DAV Chief Ulrich Schellenberg

The German Bar Association (DAV) has criticized the European Court of Human Rights (ECtHR), which rejected applications concerning post-coup worker purges in Turkey on the grounds that domestic remedies had not been exhausted, Deutsche Welle reported on Sunday.

According to the report, DAV asked the ECtHR to ease the legal conditions necessary to accept applications from Turkey.

DAV Chief Ulrich Schellenberg, who criticized the rejection of applications from Turkey, said there was no working state of law in Turkey and that Turkey could not be compared with other European countries in terms state of law principles. Schellenberg added that the condition of exhausting domestic remedies had to be considered in a different light if one-third of judges and prosecutors were arrested in a short period of time and free advocacy could not be conducted due to oppression in a country.

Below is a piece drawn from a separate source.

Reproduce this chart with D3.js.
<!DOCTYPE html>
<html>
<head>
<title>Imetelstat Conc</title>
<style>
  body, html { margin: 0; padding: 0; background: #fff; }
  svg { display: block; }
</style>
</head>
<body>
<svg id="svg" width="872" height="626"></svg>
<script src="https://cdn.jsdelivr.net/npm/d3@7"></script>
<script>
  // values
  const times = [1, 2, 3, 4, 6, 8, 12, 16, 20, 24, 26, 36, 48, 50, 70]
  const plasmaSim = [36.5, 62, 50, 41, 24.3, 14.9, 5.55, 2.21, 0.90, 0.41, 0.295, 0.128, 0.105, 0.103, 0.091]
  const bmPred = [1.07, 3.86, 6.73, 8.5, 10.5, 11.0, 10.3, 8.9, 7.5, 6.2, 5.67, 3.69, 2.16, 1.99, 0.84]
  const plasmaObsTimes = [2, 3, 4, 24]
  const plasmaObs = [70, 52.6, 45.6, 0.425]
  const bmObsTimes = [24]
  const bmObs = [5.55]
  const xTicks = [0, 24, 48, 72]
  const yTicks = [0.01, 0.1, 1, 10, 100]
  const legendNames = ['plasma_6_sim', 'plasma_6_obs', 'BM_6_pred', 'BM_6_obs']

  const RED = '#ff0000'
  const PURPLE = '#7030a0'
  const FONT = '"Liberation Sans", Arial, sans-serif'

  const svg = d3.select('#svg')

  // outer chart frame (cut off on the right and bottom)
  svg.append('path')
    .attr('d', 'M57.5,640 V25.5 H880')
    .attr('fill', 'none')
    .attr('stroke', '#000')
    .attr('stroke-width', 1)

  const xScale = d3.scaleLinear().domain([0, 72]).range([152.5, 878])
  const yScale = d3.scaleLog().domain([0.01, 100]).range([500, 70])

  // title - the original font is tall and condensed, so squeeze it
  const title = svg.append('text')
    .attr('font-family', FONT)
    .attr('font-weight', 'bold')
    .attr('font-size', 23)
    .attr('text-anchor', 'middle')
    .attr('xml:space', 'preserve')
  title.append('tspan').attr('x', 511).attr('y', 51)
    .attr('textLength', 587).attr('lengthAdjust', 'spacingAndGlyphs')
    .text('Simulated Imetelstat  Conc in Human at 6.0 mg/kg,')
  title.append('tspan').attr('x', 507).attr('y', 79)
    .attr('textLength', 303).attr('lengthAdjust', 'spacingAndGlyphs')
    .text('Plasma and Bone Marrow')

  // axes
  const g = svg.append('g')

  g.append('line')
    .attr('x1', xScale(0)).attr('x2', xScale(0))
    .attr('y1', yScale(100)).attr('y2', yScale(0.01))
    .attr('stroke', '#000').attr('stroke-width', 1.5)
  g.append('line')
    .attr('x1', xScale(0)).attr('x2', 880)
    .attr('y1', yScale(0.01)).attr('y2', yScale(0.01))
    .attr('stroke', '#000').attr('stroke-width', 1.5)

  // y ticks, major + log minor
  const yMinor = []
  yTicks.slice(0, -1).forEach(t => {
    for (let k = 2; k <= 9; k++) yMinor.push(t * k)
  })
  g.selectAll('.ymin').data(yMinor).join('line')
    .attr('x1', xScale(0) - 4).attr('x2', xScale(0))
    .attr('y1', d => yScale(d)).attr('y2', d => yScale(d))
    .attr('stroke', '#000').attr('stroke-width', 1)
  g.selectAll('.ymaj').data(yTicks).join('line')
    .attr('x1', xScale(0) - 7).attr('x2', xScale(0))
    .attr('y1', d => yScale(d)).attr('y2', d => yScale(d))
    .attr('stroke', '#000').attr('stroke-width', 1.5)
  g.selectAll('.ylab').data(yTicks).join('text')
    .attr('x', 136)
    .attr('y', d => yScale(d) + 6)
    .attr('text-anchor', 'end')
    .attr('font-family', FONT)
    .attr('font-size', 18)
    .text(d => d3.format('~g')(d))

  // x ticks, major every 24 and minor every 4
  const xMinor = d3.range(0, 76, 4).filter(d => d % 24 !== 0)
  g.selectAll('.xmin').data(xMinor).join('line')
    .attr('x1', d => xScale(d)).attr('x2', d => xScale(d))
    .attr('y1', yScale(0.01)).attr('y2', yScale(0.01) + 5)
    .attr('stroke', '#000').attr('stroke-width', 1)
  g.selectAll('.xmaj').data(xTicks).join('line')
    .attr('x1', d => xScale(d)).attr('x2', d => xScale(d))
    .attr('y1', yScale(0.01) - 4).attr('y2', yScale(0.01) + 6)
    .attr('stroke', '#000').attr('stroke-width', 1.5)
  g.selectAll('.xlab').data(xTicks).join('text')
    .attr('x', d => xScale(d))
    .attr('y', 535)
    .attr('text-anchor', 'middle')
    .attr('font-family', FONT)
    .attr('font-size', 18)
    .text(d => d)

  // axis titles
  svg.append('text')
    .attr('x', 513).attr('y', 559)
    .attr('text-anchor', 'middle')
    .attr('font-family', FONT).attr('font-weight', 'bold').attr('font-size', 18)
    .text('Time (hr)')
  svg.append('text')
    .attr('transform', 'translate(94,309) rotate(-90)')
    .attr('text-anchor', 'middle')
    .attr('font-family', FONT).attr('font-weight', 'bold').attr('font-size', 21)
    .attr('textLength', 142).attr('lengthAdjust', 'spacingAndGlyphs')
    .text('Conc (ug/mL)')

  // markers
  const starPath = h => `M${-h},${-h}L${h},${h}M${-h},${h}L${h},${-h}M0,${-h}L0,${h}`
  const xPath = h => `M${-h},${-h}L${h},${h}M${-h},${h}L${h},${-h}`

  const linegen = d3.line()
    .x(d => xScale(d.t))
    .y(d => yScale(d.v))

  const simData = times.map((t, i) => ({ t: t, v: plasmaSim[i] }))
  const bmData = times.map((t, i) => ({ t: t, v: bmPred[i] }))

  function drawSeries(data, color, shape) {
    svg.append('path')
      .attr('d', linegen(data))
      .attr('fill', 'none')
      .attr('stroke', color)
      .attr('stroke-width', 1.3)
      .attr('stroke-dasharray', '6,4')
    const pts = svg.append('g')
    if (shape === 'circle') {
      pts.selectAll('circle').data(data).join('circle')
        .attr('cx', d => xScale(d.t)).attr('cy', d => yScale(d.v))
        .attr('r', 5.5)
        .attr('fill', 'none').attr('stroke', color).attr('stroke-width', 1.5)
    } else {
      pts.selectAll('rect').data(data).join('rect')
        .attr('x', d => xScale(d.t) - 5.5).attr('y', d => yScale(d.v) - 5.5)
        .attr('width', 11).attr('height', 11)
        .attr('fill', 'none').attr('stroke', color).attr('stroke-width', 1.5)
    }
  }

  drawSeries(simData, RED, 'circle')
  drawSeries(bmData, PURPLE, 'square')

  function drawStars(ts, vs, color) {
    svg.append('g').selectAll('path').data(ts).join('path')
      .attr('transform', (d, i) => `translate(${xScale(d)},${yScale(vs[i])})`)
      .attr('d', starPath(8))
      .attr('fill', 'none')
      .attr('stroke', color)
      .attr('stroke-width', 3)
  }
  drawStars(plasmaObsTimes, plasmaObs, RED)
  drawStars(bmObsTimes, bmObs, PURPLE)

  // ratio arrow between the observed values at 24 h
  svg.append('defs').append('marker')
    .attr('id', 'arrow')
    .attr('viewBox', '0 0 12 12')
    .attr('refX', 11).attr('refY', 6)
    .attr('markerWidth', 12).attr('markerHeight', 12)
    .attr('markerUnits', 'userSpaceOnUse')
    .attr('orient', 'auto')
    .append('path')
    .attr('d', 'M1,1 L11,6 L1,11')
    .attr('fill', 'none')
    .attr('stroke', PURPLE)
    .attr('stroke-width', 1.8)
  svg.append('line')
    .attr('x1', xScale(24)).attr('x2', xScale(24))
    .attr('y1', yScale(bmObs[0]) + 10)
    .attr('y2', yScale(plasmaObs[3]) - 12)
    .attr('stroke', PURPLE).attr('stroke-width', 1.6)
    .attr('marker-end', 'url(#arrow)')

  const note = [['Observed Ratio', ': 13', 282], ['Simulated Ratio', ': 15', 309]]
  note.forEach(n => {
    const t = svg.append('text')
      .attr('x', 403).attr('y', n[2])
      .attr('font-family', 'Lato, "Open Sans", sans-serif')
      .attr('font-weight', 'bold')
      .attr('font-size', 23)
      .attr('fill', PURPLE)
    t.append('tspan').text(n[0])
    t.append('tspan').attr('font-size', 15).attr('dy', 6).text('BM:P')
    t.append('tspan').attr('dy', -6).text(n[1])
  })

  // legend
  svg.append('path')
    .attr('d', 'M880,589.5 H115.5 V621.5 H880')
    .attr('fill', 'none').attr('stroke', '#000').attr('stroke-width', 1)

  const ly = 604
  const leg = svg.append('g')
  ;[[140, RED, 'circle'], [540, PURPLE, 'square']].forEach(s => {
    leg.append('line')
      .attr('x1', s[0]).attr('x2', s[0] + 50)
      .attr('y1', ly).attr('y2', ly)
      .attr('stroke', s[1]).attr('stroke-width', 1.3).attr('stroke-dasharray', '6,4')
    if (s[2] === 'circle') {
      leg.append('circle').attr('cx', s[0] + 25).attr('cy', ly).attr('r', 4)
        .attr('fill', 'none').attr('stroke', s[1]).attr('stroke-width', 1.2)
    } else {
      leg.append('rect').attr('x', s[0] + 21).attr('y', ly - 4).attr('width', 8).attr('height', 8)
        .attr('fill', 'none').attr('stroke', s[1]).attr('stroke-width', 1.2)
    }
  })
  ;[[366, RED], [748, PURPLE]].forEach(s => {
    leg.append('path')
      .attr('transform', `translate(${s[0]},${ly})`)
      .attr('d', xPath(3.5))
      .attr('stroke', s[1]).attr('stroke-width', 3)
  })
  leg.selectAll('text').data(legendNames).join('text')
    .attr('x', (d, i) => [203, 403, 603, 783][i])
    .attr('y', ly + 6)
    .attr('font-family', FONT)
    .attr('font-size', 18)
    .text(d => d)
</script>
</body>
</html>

A ruling by the ECtHR on last Monday turned down an application by a fired Turkish teacher on the grounds that he had not yet exhausted all domestic remedies. The European court referred to a commission that was announced by the Turkish government to review situations of state workers who have been dismissed by government decrees following a failed coup attempt on July 15, 2016, as a means of solution for Gökhan Köksal, a Turkish primary school teacher who had submitted a petition for the court to hear his case.

“That legislation provided for the setting-up of a commission with the task, in particular, of adjudicating upon appeals against measures adopted directly by legislative decrees issued in the context of the state of emergency, including the dismissals of civil servants. The decisions taken by the commission could then be appealed against before the administrative courts, whose decisions in turn could be challenged before the Constitutional Court by individual petition,” said the European court in its decision.

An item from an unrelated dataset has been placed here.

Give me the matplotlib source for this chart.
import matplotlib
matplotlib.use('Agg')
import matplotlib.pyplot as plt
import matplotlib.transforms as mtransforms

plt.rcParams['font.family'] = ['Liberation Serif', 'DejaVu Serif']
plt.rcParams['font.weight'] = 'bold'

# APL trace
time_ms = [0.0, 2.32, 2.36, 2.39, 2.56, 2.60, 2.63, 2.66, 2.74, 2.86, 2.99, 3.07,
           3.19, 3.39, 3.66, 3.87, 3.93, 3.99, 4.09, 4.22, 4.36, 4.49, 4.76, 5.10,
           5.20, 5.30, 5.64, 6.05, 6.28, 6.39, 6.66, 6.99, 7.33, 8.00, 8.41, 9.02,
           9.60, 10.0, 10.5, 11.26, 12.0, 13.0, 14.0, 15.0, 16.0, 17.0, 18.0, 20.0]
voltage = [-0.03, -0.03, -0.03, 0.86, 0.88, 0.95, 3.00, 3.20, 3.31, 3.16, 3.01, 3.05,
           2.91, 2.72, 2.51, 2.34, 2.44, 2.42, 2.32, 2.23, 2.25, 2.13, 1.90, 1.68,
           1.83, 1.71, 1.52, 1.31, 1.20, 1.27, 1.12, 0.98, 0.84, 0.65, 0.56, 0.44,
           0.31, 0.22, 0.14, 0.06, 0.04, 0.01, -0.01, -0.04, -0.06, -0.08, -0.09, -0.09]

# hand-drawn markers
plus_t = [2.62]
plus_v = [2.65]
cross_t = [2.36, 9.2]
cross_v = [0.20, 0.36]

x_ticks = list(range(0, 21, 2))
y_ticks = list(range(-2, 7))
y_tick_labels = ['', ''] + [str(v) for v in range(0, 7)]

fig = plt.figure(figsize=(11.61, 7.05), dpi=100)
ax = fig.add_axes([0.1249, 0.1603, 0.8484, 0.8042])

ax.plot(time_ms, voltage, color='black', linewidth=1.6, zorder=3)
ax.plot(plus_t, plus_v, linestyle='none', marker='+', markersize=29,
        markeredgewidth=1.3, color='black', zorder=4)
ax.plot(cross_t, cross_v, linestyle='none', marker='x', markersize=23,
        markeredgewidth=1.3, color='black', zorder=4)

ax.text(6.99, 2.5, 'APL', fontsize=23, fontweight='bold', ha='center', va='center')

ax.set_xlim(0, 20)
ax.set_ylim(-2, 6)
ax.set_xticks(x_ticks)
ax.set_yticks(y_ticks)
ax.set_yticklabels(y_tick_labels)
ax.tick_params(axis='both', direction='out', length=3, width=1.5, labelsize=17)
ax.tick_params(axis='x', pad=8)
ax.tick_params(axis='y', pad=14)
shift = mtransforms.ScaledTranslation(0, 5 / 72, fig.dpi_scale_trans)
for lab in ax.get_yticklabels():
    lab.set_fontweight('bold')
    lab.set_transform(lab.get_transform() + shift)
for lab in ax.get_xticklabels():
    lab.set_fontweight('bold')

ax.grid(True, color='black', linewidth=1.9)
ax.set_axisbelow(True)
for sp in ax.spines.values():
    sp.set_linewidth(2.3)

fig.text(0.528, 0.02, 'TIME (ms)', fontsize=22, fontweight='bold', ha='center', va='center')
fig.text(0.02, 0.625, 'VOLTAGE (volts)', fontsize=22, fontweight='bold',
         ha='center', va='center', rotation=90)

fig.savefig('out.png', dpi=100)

Following an application to the Constitutional Court and a ruling by that court, anyone could, if necessary, file with the ECtHR a complaint based on the European Convention on Human Rights, added the court.

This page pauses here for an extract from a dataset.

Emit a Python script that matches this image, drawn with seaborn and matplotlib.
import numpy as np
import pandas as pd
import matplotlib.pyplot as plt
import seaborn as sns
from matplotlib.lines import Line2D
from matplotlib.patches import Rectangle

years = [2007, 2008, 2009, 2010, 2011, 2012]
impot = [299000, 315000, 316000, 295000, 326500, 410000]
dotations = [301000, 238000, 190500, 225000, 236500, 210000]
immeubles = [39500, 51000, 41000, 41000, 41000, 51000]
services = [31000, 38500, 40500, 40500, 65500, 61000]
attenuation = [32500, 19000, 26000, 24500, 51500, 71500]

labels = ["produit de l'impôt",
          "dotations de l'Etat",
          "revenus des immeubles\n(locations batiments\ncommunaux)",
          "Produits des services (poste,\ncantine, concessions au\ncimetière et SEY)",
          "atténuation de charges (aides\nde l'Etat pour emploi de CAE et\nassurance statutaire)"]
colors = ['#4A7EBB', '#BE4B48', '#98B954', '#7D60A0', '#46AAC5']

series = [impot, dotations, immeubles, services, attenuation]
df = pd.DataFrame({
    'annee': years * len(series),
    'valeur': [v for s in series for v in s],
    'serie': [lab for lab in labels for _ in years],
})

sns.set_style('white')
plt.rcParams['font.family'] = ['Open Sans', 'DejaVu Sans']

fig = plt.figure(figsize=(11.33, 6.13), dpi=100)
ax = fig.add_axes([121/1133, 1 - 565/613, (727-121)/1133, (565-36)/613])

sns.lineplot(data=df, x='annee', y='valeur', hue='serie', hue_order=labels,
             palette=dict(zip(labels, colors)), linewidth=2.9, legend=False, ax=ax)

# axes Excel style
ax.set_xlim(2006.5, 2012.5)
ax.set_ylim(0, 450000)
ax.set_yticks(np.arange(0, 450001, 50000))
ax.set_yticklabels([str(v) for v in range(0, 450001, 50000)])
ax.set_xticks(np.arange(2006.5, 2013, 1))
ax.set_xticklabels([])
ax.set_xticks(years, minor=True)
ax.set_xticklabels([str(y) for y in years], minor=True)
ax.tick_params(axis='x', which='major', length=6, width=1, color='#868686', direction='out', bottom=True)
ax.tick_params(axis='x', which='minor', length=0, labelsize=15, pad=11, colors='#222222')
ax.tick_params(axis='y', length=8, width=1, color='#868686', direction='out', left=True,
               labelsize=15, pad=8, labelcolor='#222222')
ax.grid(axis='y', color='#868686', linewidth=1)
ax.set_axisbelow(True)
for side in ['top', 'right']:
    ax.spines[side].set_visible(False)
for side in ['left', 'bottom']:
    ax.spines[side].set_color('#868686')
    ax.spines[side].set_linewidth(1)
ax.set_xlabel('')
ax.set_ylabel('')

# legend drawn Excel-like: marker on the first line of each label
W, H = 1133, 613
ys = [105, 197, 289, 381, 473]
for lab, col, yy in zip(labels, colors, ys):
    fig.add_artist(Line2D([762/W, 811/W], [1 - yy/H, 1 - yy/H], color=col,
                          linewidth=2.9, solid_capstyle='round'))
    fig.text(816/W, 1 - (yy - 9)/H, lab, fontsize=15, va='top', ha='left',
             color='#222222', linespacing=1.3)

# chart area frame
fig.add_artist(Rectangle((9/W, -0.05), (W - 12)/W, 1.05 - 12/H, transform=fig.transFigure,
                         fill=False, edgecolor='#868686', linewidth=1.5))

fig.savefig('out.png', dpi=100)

Köksal, who was a teacher at the 1071 Malazgirt Primary School in the eastern province of Erzurum, was expelled from his post along with 50,000 other civil servants by a government decree issued on Sept. 1, 2016.

The expelled civil servants were regarded as belonging to, affiliated with or related to terrorist organizations or to organizations, structures or groups that had been found by the National Security Council (MGK) to engage in activities harmful to the state.

Köksal lodged the application with the ECtHR on Nov. 4, 2016.

Relying on Article 6 of the European Convention on Human Rights, Köksal complained of a violation of his right of access to a court, his right to be presumed innocent and his right to be informed promptly of the accusation against him. Relying on Article 7 (no punishment without law), he complained that he had been dismissed on the basis of acts that did not constitute an offense at the time they were committed.

Köksal also argued that he sustained breaches of his rights and freedoms under Articles 8 (right to respect for private and family life), 10 (freedom of expression), 11 (freedom of assembly and association), 13 (right to an effective remedy) and 14 (prohibition of discrimination).

In its decision, which was made public last Monday, the ECtHR unanimously declared Köksal’s application inadmissible on the grounds that he did not exhaust domestic remedies, finding that Köksal had to use the remedy provided for under legislative decree no. 685.